• [EXERCISE INSTRUCTIONS] Will you repeat only the lines from the one with "Reproduce this chart with matplotlib." through the one with "ax = fig.add_axes([123", both included, leaving every picture out?

• [DATA EXTRACT]

══════════

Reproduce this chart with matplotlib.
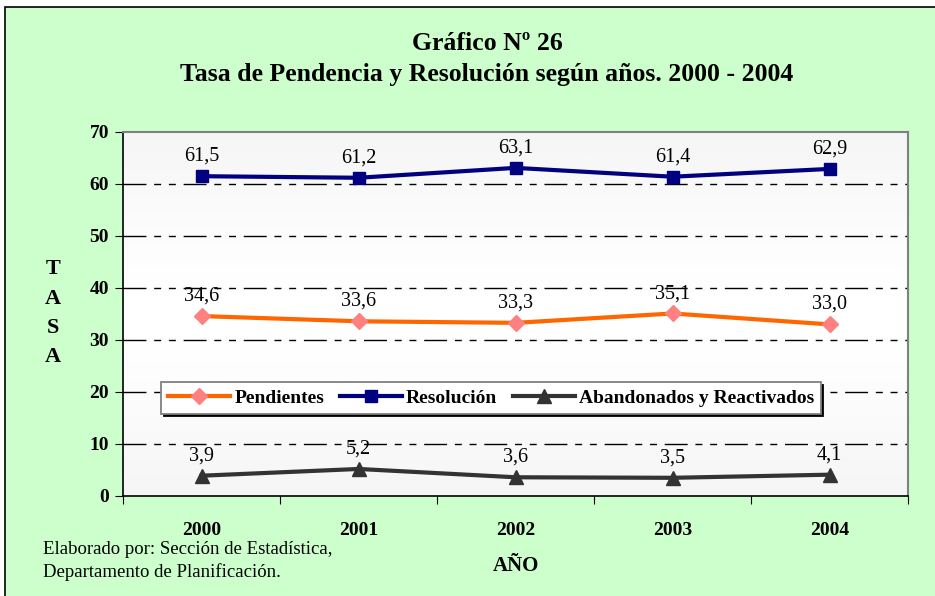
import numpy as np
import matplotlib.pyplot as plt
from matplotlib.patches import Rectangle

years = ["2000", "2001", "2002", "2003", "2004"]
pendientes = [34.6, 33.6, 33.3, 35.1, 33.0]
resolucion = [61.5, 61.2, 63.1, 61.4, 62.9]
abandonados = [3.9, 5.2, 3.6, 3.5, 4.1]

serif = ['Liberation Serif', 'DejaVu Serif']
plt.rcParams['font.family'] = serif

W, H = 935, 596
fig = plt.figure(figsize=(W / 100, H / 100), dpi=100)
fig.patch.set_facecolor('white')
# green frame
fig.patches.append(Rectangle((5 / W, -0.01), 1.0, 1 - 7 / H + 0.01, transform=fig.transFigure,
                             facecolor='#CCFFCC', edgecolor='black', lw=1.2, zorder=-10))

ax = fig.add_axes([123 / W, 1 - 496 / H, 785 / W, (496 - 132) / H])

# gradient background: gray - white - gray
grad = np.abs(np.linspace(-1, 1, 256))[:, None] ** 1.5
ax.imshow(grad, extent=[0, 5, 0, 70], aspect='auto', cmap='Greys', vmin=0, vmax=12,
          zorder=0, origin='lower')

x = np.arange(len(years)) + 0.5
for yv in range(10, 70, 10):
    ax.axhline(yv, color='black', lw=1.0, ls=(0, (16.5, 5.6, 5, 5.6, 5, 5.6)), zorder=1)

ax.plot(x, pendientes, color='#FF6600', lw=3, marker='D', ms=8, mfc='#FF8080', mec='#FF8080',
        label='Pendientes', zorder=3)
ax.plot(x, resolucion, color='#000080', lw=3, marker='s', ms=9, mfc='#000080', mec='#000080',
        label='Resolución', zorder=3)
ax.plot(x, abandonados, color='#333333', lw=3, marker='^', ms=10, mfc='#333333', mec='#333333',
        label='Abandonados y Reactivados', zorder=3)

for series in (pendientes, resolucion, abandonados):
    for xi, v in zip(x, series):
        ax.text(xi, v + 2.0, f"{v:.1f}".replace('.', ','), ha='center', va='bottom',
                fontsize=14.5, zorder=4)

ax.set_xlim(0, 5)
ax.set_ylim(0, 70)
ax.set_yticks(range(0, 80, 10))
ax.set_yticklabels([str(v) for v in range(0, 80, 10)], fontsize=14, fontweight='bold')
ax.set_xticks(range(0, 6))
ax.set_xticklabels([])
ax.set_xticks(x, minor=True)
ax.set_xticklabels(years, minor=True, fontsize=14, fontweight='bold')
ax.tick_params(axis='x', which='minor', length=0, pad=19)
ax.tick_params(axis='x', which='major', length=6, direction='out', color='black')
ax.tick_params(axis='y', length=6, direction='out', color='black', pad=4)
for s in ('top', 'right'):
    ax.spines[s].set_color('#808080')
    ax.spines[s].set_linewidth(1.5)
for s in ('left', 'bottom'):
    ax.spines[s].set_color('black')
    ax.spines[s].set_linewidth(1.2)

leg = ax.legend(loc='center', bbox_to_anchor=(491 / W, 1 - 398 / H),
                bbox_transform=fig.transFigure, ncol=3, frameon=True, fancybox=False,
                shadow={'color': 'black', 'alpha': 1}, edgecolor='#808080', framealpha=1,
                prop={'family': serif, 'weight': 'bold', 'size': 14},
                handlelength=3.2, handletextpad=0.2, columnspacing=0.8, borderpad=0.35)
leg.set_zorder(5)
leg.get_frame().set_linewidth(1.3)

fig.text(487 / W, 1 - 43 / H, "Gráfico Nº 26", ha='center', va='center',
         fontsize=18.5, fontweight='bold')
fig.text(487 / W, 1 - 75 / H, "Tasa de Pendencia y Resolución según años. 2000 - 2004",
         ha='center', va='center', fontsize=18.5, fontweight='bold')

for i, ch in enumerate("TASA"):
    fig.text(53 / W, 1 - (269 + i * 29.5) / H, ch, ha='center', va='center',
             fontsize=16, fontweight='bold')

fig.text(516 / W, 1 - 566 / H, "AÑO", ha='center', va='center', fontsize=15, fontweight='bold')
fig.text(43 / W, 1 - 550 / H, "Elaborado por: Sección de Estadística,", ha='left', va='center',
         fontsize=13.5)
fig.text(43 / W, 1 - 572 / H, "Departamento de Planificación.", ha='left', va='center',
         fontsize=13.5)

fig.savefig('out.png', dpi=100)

══════════

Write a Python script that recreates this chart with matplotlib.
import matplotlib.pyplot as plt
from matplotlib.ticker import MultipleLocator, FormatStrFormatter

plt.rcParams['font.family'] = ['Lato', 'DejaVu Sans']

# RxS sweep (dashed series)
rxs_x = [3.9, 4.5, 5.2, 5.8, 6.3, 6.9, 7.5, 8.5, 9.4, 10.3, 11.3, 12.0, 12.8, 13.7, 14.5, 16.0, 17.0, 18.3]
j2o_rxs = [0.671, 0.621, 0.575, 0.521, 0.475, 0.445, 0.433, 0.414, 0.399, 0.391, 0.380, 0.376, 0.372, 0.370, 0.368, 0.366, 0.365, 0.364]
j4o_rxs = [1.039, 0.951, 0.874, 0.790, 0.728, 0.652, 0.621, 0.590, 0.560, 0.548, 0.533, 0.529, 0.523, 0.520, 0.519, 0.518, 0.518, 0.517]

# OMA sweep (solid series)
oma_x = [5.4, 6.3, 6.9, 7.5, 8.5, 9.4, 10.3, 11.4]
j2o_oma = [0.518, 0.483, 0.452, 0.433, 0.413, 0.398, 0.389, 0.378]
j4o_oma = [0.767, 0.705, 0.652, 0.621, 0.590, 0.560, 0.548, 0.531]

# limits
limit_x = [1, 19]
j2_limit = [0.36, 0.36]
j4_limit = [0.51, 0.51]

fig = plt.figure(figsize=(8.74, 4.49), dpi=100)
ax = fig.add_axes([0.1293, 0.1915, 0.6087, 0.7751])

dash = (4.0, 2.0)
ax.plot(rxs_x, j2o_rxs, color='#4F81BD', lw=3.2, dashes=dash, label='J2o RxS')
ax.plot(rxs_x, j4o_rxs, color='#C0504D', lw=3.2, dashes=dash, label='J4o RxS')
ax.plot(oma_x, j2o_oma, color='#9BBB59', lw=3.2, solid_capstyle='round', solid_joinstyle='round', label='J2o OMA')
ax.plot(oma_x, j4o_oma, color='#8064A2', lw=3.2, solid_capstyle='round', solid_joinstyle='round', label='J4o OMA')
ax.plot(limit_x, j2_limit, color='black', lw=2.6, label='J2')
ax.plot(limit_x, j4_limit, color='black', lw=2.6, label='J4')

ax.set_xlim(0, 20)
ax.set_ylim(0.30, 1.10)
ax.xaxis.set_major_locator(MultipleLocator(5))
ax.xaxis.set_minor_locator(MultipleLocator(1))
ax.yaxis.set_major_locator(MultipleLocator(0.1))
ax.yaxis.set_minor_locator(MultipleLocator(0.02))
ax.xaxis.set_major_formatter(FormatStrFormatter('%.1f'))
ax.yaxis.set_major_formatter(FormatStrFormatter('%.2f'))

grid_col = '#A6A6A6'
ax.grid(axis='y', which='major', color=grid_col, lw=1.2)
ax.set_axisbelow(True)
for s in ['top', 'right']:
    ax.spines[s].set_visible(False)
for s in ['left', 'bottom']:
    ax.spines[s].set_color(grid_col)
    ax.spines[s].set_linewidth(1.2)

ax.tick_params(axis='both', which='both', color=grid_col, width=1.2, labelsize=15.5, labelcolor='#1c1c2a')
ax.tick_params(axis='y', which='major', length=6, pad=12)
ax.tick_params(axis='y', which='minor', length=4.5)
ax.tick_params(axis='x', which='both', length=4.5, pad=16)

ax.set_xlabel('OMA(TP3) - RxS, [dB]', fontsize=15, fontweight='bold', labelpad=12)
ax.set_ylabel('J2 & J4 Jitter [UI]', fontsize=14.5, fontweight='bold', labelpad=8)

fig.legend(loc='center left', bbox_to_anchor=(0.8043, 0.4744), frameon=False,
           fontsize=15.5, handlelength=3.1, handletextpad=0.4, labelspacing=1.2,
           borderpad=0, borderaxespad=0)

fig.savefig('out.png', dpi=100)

══════════

• [FINISHED EXERCISE]
Reproduce this chart with matplotlib.
import numpy as np
import matplotlib.pyplot as plt
from matplotlib.patches import Rectangle

years = ["2000", "2001", "2002", "2003", "2004"]
pendientes = [34.6, 33.6, 33.3, 35.1, 33.0]
resolucion = [61.5, 61.2, 63.1, 61.4, 62.9]
abandonados = [3.9, 5.2, 3.6, 3.5, 4.1]

serif = ['Liberation Serif', 'DejaVu Serif']
plt.rcParams['font.family'] = serif

W, H = 935, 596
fig = plt.figure(figsize=(W / 100, H / 100), dpi=100)
fig.patch.set_facecolor('white')
# green frame
fig.patches.append(Rectangle((5 / W, -0.01), 1.0, 1 - 7 / H + 0.01, transform=fig.transFigure,
                             facecolor='#CCFFCC', edgecolor='black', lw=1.2, zorder=-10))

ax = fig.add_axes([123 / W, 1 - 496 / H, 785 / W, (496 - 132) / H])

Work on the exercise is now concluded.